We resurrect to the extent that we take responsibility for the victims of the state. On the one hand, we have to take personal, private and interpersonal responsibility in league with one another. On the other hand, we have to take public, social and political responsibility for the crimes of the state.

A voice for the victims has to be raised and we're in a position to do that. That's what the denial of the self and taking up the cross is about, becoming a voice for the victims of the state.

John: You often speak about the connection between hope and faith. How is hope connected with faith?

Phil: We are hopeful in so far as we are faithful. Having faith means we haven't given up on the world. It's a very simple concept. We tend to make it very complex but it's not. It's simple. We haven't given up on the world. It's God's world and God has certain, revealed plans for this world and its people.  Together, we are be part of the "kin-dom" of God, where people live as sisters and brothers. When we believe that and live accordingly, we generate hope. We are a hopeful people.

If we aren't living that life, acting on faith and generating hope, we'd be despairing, hopeless or disbelieving but that's impossible as long as we strive to act faithfully. Hope is automatic then.

As one theologian says about faith, "If we conclude that we are faithless or do not have faith, we should try to act faithfully, to act as if we have faith, and then we will have faith!"

We have faith because we act faithfully and God sanctions our faithful action and reinforces our faith with grace. But it's up to us. We're free agents.

John: How would sum up your message today?

Phil: The disarmament of our nuclear weapons needs to be a priority for us.
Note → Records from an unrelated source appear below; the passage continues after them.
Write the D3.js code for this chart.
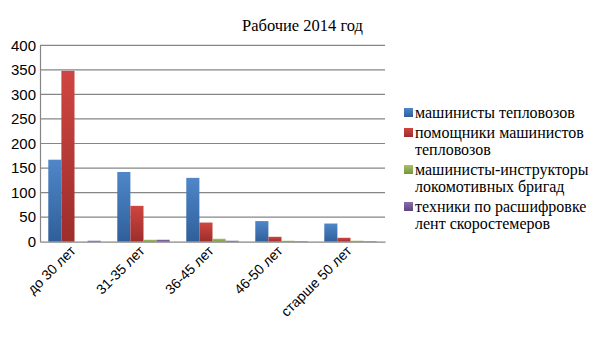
<!DOCTYPE html>
<html><head><meta charset="utf-8">
<script src="https://cdn.jsdelivr.net/npm/d3@7"></script>
<style>body{margin:0;background:#fff}</style>
</head><body>
<script>
const categories = ["до 30 лет","31-35 лет","36-45 лет","46-50 лет","старше 50 лет"];
const seriesNames = ["машинисты тепловозов","помощники машинистов тепловозов","машинисты-инструкторы локомотивных бригад","техники по расшифровке лент скоростемеров"];
const machinists = [167, 142, 130, 42, 37];
const assistants = [348, 73, 39, 10, 8];
const instructors = [0, 4, 6, 2, 2];
const technicians = [2, 4, 2, 1, 1];
const yTicks = [0,50,100,150,200,250,300,350,400];
const legendLines = [["машинисты тепловозов"],["помощники машинистов","тепловозов"],["машинисты-инструкторы","локомотивных бригад"],["техники по расшифровке","лент скоростемеров"]];
const series = [machinists, assistants, instructors, technicians];
const colors = [["#4f87c9","#2f5f9a"],["#cf4541","#9c2e2b"],["#a5c463","#76933c"],["#8a6cb0","#5c4680"]];

const W=605,H=340;
const svg=d3.select("body").append("svg").attr("width",W).attr("height",H);
const defs=svg.append("defs");
colors.forEach((c,i)=>{
  const g=defs.append("linearGradient").attr("id","g"+i).attr("x1",0).attr("y1",0).attr("x2",0).attr("y2",1);
  g.append("stop").attr("offset","0%").attr("stop-color",c[0]);
  g.append("stop").attr("offset","100%").attr("stop-color",c[1]);
});
const L=40,R=385,T=45.3,B=241.7;
const x=d3.scaleBand().domain(categories).range([L,R]).paddingInner(0.24).paddingOuter(0.12);
const y=d3.scaleLinear().domain([0,400]).range([B,T]);
const x1=d3.scaleBand().domain(d3.range(4)).range([0,x.bandwidth()]);

svg.append("text").attr("x",302.5).attr("y",31).attr("text-anchor","middle")
  .attr("font-family","'Liberation Serif', serif").attr("font-size",16.5).attr("fill","#000").text("Рабочие 2014 год");

// gridlines
svg.append("g").selectAll("line").data(yTicks.filter(d=>d>0)).join("line")
  .attr("x1",L).attr("x2",R).attr("y1",d=>y(d)).attr("y2",d=>y(d))
  .attr("stroke","#868686").attr("stroke-width",1.2);

// y axis
const ya=svg.append("g").attr("transform",`translate(${L},0)`).call(d3.axisLeft(y).tickValues(yTicks).tickSize(0).tickPadding(4));
ya.select(".domain").attr("stroke","#868686").attr("stroke-width",1.2);
ya.selectAll("text").attr("font-family","'Liberation Sans', sans-serif").attr("font-size",15).attr("fill","#000");

// bars
series.forEach((s,i)=>{
  svg.append("g").selectAll("rect").data(s).join("rect")
    .attr("x",(d,j)=>x(categories[j])+x1(i))
    .attr("width",x1.bandwidth())
    .attr("y",d=>y(d)).attr("height",d=>B-y(d))
    .attr("fill",`url(#g${i})`);
});

// x axis
const xa=svg.append("g").attr("transform",`translate(0,${B})`).call(d3.axisBottom(x).tickSize(0).tickPadding(0));
xa.select(".domain").attr("stroke","#868686").attr("stroke-width",1.2);
xa.selectAll("text").attr("font-family","'Liberation Sans', sans-serif").attr("font-size",14).attr("fill","#000")
  .attr("text-anchor","end").attr("dy",0)
  .attr("transform","translate(2,10) rotate(-45)");

// legend
const lg=svg.append("g");
let yy=118;
legendLines.forEach((lines,i)=>{
  lg.append("rect").attr("x",404).attr("y",yy-10).attr("width",9).attr("height",9).attr("fill",`url(#g${i})`);
  const t=lg.append("text").attr("font-family","'Liberation Serif', serif").attr("font-size",16).attr("fill","#000");
  lines.forEach((ln,k)=>{
    t.append("tspan").attr("x",415).attr("y",yy+k*17).text(ln);
  });
  yy+=lines.length*17+3;
});
</script>
</body></html>
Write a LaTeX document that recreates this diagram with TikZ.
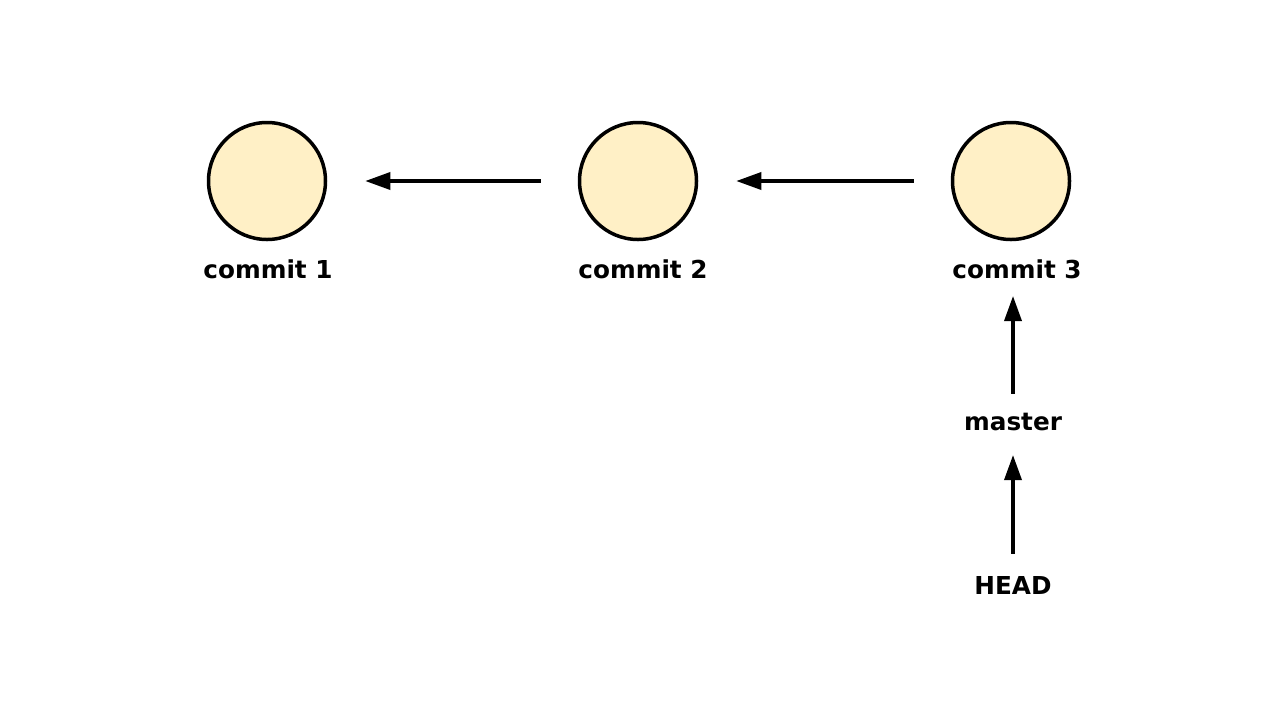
\documentclass[tikz,border=0pt]{standalone}
\usepackage{fontspec}
\setmainfont{DejaVu Sans}
\usetikzlibrary{arrows.meta}

\definecolor{commitfill}{RGB}{255,240,198}

\tikzset{
  commit/.style={circle, draw=black, line width=3.5pt, fill=commitfill, minimum size=117pt, inner sep=0pt},
  label/.style={font=\fontsize{24.7}{28}\selectfont\bfseries, inner sep=0pt},
  ref/.style={line width=3.5pt, -{Triangle[length=25pt,width=17pt]}}
}

\begin{document}
\begin{tikzpicture}[x=1pt,y=-1pt]
\useasboundingbox (0,0) rectangle (1276,716);

% commits
\node[commit] (c1) at (267,181) {};
\node[commit] (c2) at (638,181) {};
\node[commit] (c3) at (1011,181) {};

% Text Node
\node[label] (l1) at (268,269) {commit 1};
\node[label] (l2) at (643,269) {commit 2};
\node[label] (l3) at (1017,269) {commit 3};
\node[label] (master) at (1013,422) {master};
\node[label] (head) at (1013,585) {HEAD};

% parent links
\draw[ref, shorten <=37pt, shorten >=38pt] (c2) -- (c1);
\draw[ref, shorten <=37pt, shorten >=38pt] (c3) -- (c2);

% refs
\draw[ref, shorten <=19pt, shorten >=27pt] (master) -- (master |- l3);
\draw[ref, shorten <=22pt, shorten >=24pt] (head) -- (master);

\end{tikzpicture}
\end{document}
Peacemaking needs to be our priority. Peacemaking is not only a central characteristic of the Gospel. Peacemaking is the greatest need of the world today.

 We have to have peace. If we don't have peace, we have nothing. And we don't have much of it yet. We don't have a peaceful relationship with the environment or with one another or with other nations and that means that we are really at war with God. If we can't handle the exquisite creation that God has entrusted to us in stewardship, if we can't have a peaceful and just relationship with creation and with one another, how can we have a solid relationship with God?

If we can't have that peaceful relationship, we hold in contempt the fact that we are really daughters and sons of God. But we are daughters and sons of God, and that means we are called to be peacemakers.